I agree that pain is not a great thing; however, I do see thing as an important thing. I see pain as a teacher. I see pain as a measuring stick. I see pain as a dependable thing. I see it as something which we can count on. I see physical pain, especially self-harm, as a way our body produces a teardrop.
I see troubled behavior as an explanation of our mind’s inability to express itself through vocabulary or language. And since we can’t speak our mind, we act out. And since we can’t act the way we want to, as a reaction, we behave in others ways that reflect our emotion. This is the mind’s tantrum.

I believe that yes, we need to lose sometimes. This way we realize the importance of our value. I have always seen it this way; there are two kinds of people in life —there are those who hunt for sport and those who hunt to survive.
Those who hunt for sport are not always hungry. To them, food like this is a luxury. Therefore, they might not understand the values of their risk or what it means to go without.
To them in the sport, this is only a game and the world is a given place. To which, in this case, it easier to submit or accept the mundane and mediocre.
If left to their own and in need of survival, those who’ve only hunted for sport might not always survive when they lose their fancy arrows and find themselves dirtied in the mud.
Those who hunt to survive see the value of every morsel. They understand the value of every meal. They understand the value of every footstep and every ounce of energy that place into their effort. They will never go hungry because their desire to eat and the strategy of their efforts will always overcome their fears of going hungry.

Some people go their entire lives believing champions never lose. But they are wrong.
I say champions lose more than anyone and that’s what makes them champions because in spite of loss, in spite of fear, in spite of unfavorable odds, and in spite of doubt, in spite of physical ability, and even in spite of physical, spiritual, or emotional pain, regardless to any and all distractions, the champion still competes at the level of their best possible ability. of all things I have ever wanted to be; I want to be a champion the most.

I used to place everything on the scales of win or lose. I used to allow this to dictate my pace. The problem is when the loss column because full, it was hard for me to see my ability to succeed.
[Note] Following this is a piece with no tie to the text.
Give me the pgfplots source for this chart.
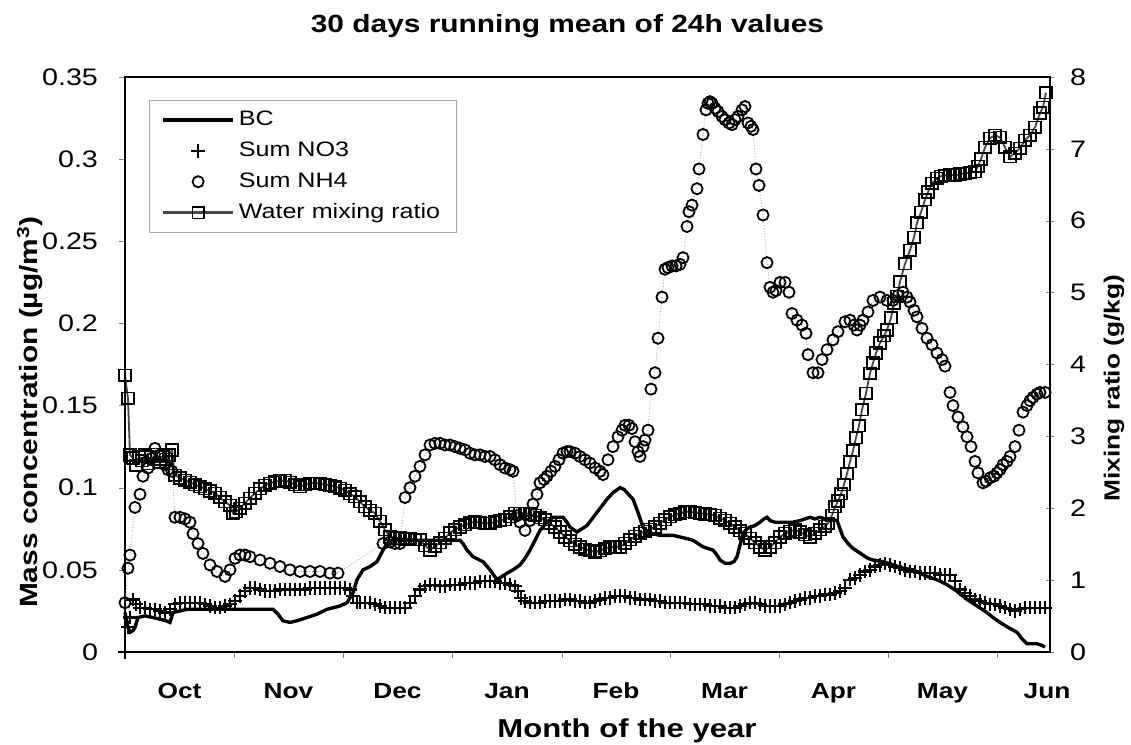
\documentclass[border=0pt]{standalone}
\usepackage{fontspec}
\setmainfont{Liberation Sans}[FakeStretch=1.2]
\usepackage{pgfplots}
\usepackage{pgfplotstable}
\pgfplotsset{compat=1.18}

\pgfplotstableread{
x y
125 3.85
128 3.53
130 2.74
133 2.70
136 2.60
139 2.72
142 2.66
145 2.74
148 2.62
151 2.72
154 2.68
157 2.75
160 2.64
163 2.72
166 2.68
169 2.74
172 2.81
175 2.46
180 2.42
185 2.39
190 2.36
195 2.33
200 2.30
205 2.27
210 2.24
215 2.21
220 2.15
225 2.09
230 2.04
233 1.93
236 1.95
240 2.00
245 2.07
250 2.14
255 2.21
260 2.27
265 2.32
270 2.35
275 2.37
280 2.38
285 2.39
290 2.36
295 2.33
300 2.30
305 2.33
310 2.35
315 2.35
320 2.34
325 2.33
330 2.32
335 2.30
340 2.28
345 2.25
350 2.20
355 2.16
360 2.09
365 2.02
370 1.97
375 1.93
380 1.82
385 1.70
390 1.60
395 1.58
400 1.59
405 1.57
410 1.58
415 1.56
420 1.56
425 1.48
430 1.42
435 1.47
440 1.52
445 1.58
450 1.66
455 1.70
460 1.74
465 1.77
470 1.80
475 1.81
480 1.80
485 1.79
490 1.79
495 1.81
500 1.83
505 1.84
510 1.88
515 1.93
520 1.93
525 1.93
530 1.92
535 1.90
540 1.87
545 1.84
550 1.79
555 1.74
560 1.67
565 1.60
570 1.55
575 1.50
580 1.46
585 1.43
590 1.41
595 1.39
600 1.41
605 1.44
610 1.46
615 1.46
620 1.46
625 1.51
630 1.56
635 1.61
640 1.65
645 1.68
650 1.71
655 1.74
660 1.79
665 1.84
670 1.88
675 1.91
680 1.93
685 1.95
690 1.95
695 1.94
700 1.93
705 1.92
710 1.91
715 1.90
720 1.86
725 1.83
730 1.79
735 1.74
740 1.69
745 1.65
750 1.58
755 1.52
760 1.46
765 1.42
770 1.46
775 1.52
780 1.60
785 1.65
790 1.68
795 1.70
800 1.67
805 1.63
810 1.60
815 1.65
820 1.70
825 1.75
828 1.79
832 1.90
835 2.02
838 2.10
841 2.20
844 2.33
847 2.48
850 2.65
853 2.80
856 2.98
859 3.15
862 3.37
866 3.60
870 3.88
873 4.02
876 4.16
880 4.30
884 4.40
887 4.48
891 4.65
894 4.85
897 4.95
900 5.15
905 5.40
910 5.59
914 5.77
917 5.97
921 6.12
925 6.29
928 6.40
932 6.52
937 6.59
941 6.62
945 6.63
950 6.64
955 6.63
960 6.65
965 6.66
970 6.67
975 6.68
978 6.76
981 6.86
985 7.02
990 7.15
995 7.19
1000 7.16
1005 7.02
1010 6.89
1015 6.94
1020 7.01
1025 7.12
1030 7.19
1035 7.30
1040 7.50
1043 7.58
1046 7.78
}\water

\pgfplotstableread{
x y
125 0.030
128 0.051
130 0.059
135 0.088
140 0.096
143 0.107
148 0.112
152 0.118
155 0.124
160 0.120
165 0.114
168 0.111
172 0.110
175 0.082
180 0.082
185 0.081
190 0.079
193 0.072
198 0.066
203 0.060
210 0.053
217 0.049
225 0.046
230 0.050
235 0.057
240 0.059
245 0.059
250 0.058
260 0.056
270 0.054
280 0.052
290 0.050
300 0.049
310 0.049
320 0.049
330 0.048
338 0.048
383 0.066
390 0.067
395 0.066
400 0.066
405 0.094
410 0.100
415 0.107
420 0.113
425 0.120
430 0.126
435 0.127
440 0.127
445 0.126
450 0.126
455 0.125
460 0.124
465 0.123
470 0.121
475 0.120
480 0.120
485 0.119
490 0.119
495 0.117
500 0.114
505 0.112
510 0.111
513 0.110
517 0.083
520 0.079
525 0.074
530 0.080
533 0.090
537 0.096
540 0.103
544 0.105
547 0.107
551 0.110
555 0.113
559 0.117
563 0.121
567 0.122
570 0.122
575 0.121
580 0.119
585 0.117
590 0.115
595 0.112
600 0.110
603 0.108
608 0.117
613 0.125
618 0.131
622 0.135
625 0.138
629 0.138
632 0.136
635 0.128
638 0.122
640 0.119
643 0.125
645 0.129
648 0.135
651 0.160
655 0.170
658 0.191
662 0.216
665 0.233
668 0.234
672 0.235
676 0.235
680 0.236
683 0.240
687 0.259
689 0.268
692 0.272
697 0.282
699 0.294
703 0.315
706 0.330
708 0.334
710 0.335
712 0.334
715 0.331
718 0.329
722 0.326
725 0.324
729 0.322
732 0.321
735 0.324
738 0.326
742 0.330
745 0.332
748 0.322
751 0.320
753 0.318
756 0.294
759 0.284
763 0.266
767 0.237
770 0.222
773 0.219
776 0.220
780 0.225
785 0.225
789 0.219
792 0.206
797 0.202
802 0.199
806 0.194
808 0.181
813 0.170
818 0.170
822 0.178
827 0.184
833 0.190
838 0.195
845 0.201
850 0.202
854 0.199
857 0.196
860 0.199
863 0.202
868 0.207
873 0.214
880 0.216
887 0.214
893 0.214
898 0.217
903 0.219
907 0.216
910 0.213
914 0.208
917 0.204
922 0.197
927 0.191
932 0.187
937 0.182
942 0.178
945 0.174
950 0.158
953 0.150
958 0.143
963 0.137
967 0.131
971 0.125
975 0.116
978 0.109
983 0.103
986 0.104
990 0.106
994 0.107
997 0.109
1000 0.111
1003 0.114
1007 0.116
1010 0.119
1015 0.125
1019 0.135
1023 0.146
1027 0.150
1030 0.153
1033 0.155
1037 0.157
1040 0.158
1045 0.158
}\nhf

\pgfplotstableread{
x y
125 0.024
128 0.015
130 0.012
133 0.013
135 0.015
138 0.021
145 0.022
153 0.021
160 0.020
166 0.019
170 0.018
173 0.024
180 0.025
187 0.026
200 0.026
220 0.026
240 0.026
260 0.026
273 0.026
278 0.023
283 0.019
290 0.018
297 0.019
307 0.021
317 0.023
327 0.026
340 0.028
347 0.030
350 0.033
353 0.036
357 0.044
363 0.050
370 0.052
377 0.055
383 0.062
387 0.066
393 0.068
410 0.068
430 0.068
445 0.068
460 0.068
463 0.066
467 0.062
473 0.058
483 0.055
490 0.050
497 0.044
502 0.046
507 0.048
513 0.050
520 0.053
525 0.057
530 0.062
535 0.068
540 0.074
547 0.079
553 0.082
558 0.082
563 0.082
567 0.079
570 0.076
577 0.073
582 0.075
587 0.077
592 0.081
597 0.085
602 0.089
607 0.093
613 0.097
620 0.100
624 0.099
627 0.097
630 0.095
633 0.093
638 0.085
643 0.076
648 0.073
653 0.072
660 0.071
667 0.071
673 0.071
680 0.070
687 0.069
693 0.068
698 0.066
703 0.064
708 0.063
713 0.062
717 0.059
720 0.056
725 0.054
730 0.054
734 0.055
737 0.058
740 0.065
743 0.072
747 0.075
750 0.076
755 0.077
760 0.079
764 0.081
767 0.082
770 0.080
775 0.079
780 0.079
785 0.079
793 0.079
800 0.080
810 0.082
815 0.081
820 0.082
825 0.081
830 0.081
837 0.080
840 0.075
843 0.070
848 0.066
853 0.063
858 0.061
863 0.059
868 0.057
873 0.056
883 0.055
893 0.053
903 0.051
913 0.050
920 0.048
927 0.046
937 0.044
947 0.041
957 0.037
967 0.032
977 0.028
987 0.024
993 0.021
1000 0.018
1008 0.015
1017 0.012
1022 0.008
1027 0.005
1032 0.005
1037 0.005
1042 0.004
1045 0.003
}\bc

\pgfplotstableread{
x y
125 0.000
128 0.015
130 0.021
133 0.032
136 0.029
140 0.027
145 0.027
150 0.026
155 0.026
160 0.025
165 0.024
170 0.026
175 0.029
180 0.030
185 0.030
190 0.030
195 0.030
200 0.030
205 0.029
210 0.028
215 0.027
220 0.027
225 0.028
230 0.029
235 0.031
240 0.034
245 0.037
250 0.039
255 0.039
260 0.038
265 0.037
270 0.037
275 0.037
280 0.038
285 0.038
290 0.038
295 0.038
300 0.038
305 0.038
310 0.039
315 0.039
320 0.039
325 0.039
330 0.039
335 0.039
340 0.039
345 0.039
350 0.038
353 0.034
357 0.030
360 0.030
365 0.030
370 0.030
375 0.029
380 0.028
385 0.027
390 0.027
395 0.027
400 0.027
405 0.027
410 0.030
415 0.034
420 0.038
425 0.040
430 0.041
435 0.041
440 0.040
445 0.040
450 0.041
455 0.041
460 0.041
465 0.042
470 0.042
475 0.042
480 0.043
485 0.043
490 0.043
495 0.043
500 0.042
505 0.042
510 0.041
515 0.040
518 0.037
521 0.033
525 0.031
530 0.030
535 0.030
540 0.030
545 0.031
550 0.031
555 0.031
560 0.031
565 0.032
570 0.032
575 0.031
580 0.031
585 0.030
590 0.030
595 0.031
600 0.032
605 0.033
610 0.033
615 0.034
620 0.034
625 0.034
630 0.033
635 0.033
640 0.032
645 0.032
650 0.032
655 0.031
660 0.031
665 0.030
670 0.030
675 0.030
680 0.030
685 0.030
690 0.029
695 0.029
700 0.029
705 0.029
710 0.028
715 0.028
720 0.028
725 0.027
730 0.027
735 0.027
740 0.028
745 0.029
750 0.030
755 0.030
760 0.029
765 0.028
770 0.028
775 0.028
780 0.028
785 0.029
790 0.030
795 0.031
800 0.032
805 0.033
810 0.033
815 0.034
820 0.034
825 0.035
830 0.035
835 0.036
840 0.037
845 0.039
850 0.044
855 0.045
860 0.047
865 0.049
870 0.050
875 0.052
880 0.053
885 0.054
890 0.053
895 0.052
900 0.051
905 0.050
910 0.049
915 0.049
920 0.048
925 0.048
930 0.048
935 0.048
940 0.047
945 0.047
950 0.047
955 0.043
960 0.038
965 0.036
970 0.034
975 0.032
980 0.031
985 0.030
990 0.029
995 0.029
1000 0.028
1005 0.027
1010 0.026
1015 0.025
1020 0.026
1025 0.027
1030 0.027
1035 0.027
1040 0.027
1045 0.027
}\nothree

\newcommand\tickfont{\fontsize{12}{14}\selectfont}
\newcommand\monthfont{\fontsize{11}{13}\selectfont\bfseries}
\newcommand\labfont{\fontsize{12.5}{15}\selectfont\bfseries}

\pgfplotsset{
  common/.style={
    scale only axis, width=462.5bp, height=287.5bp,
    at={(0,0)}, anchor=south west,
    xmin=125, xmax=1050, clip=false,
    /pgf/number format/assume math mode=true,
    ticklabel style={font=\tickfont},
  },
}

\begin{document}
\begin{tikzpicture}
\path[use as bounding box] (-62.5bp,-46.5bp) rectangle (503bp,326bp);

% right axis: water mixing ratio
\begin{axis}[common,
  axis x line=none, axis y line*=right,
  ymin=0, ymax=8, ytick={0,1,...,8},
  tick align=center, major tick length=4bp,
  yticklabel style={xshift=4.5bp},
  axis line style={line width=0.7pt},
]
\addplot[gray!55!black, line width=0.9pt, mark=square, mark size=2.9pt,
  mark options={solid, draw=black, fill=white, line width=0.8pt}] table {\water};
\end{axis}

% left axis
\begin{axis}[common,
  ymin=0, ymax=0.35,
  ytick={0,0.05,0.1,0.15,0.2,0.25,0.3,0.35},
  yticklabels={0,0.05,0.1,0.15,0.2,0.25,0.3,0.35},
  ytick pos=left, xtick pos=bottom,
  tick align=outside, major tick length=3bp,
  xtick={234,343,452,562,670,779,888,997},
  xticklabels={,,,,,,,},
  extra x ticks={179.5,288.5,397.5,507,616,724.5,833.5,942.5,1047},
  extra x tick labels={Oct,Nov,Dec,Jan,Feb,Mar,Apr,May,Jun},
  extra x tick style={major tick length=0pt, xticklabel style={font=\monthfont, yshift=-12bp}},
  yticklabel style={xshift=-7bp},
  axis line style={line width=0.7pt},
  legend cell align=left,
  legend style={at={(rel axis cs:0.026,0.96)}, anchor=north west,
    draw=gray!70, line width=0.4pt, fill=white,
    font=\fontsize{10.5}{12}\selectfont, row sep=2.6bp,
    inner xsep=6bp, inner ysep=3.5bp},
  legend image code/.code={\draw[mark repeat=2,mark phase=2] plot coordinates {(0bp,0bp) (17.5bp,0bp) (35bp,0bp)};},
]
\addplot[gray!80, line width=0.4pt, densely dotted, forget plot] table {\nhf};
\addplot[black, line width=1.7pt] table {\bc};
\addlegendentry{BC}
\addplot[only marks, mark=+, mark size=3.4pt, mark options={line width=1.1pt}, black] table {\nothree};
\addlegendentry{Sum NO3}
\addplot[only marks, mark=o, mark size=2.8pt, mark options={line width=0.9pt}, black] table {\nhf};
\addlegendentry{Sum NH4}
\addlegendimage{gray!55!black, line width=1.6pt, mark=square, mark size=2.9pt,
  mark options={solid, draw=black, fill=white, line width=0.8pt}}
\addlegendentry{Water mixing ratio}
\end{axis}

\node[font=\fontsize{12.5}{15}\selectfont\bfseries] at (221.25bp,313bp) {30 days running mean of 24h values};
\node[font=\fontsize{13}{15}\selectfont\bfseries] at (251bp,-39.5bp) {Month of the year};
\node[font=\labfont, rotate=90] at (-47.5bp,120bp) {Mass concentration (\textmu g/m\textsuperscript{3})};
\node[font=\fontsize{11}{13}\selectfont\bfseries, rotate=90] at (494.5bp,132bp) {Mixing ratio (g/kg)};
\end{tikzpicture}
\end{document}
It would be dishonest of me to say this struggle is gone from my life. No, I am human and because I am human, I come with feelings just like everyone else. But rather than see life as a win or lose obstacle, I have decided that I am just going to play the game.
No matter what happens. I will play with all my heart and with all I have. No matter what the obstacle is, no matter what the terrain is, and no matter who the opponent might be; I have come to understand that in most cases of competition, —the toughest opponent I have ever faced in my life is me. So as I see it, if I can overcome this kind of loss then I can overcome anything.

So yes, I believe we have to fall sometimes. I believe we have to feel loss. This way we know what it feels like to get back up. This way we know what it feels like to gain, to overcome and win beyond our own concepts. In my opinion, this is when the idea of winning or losing stops and victory begins.

This is what it means to be a champion.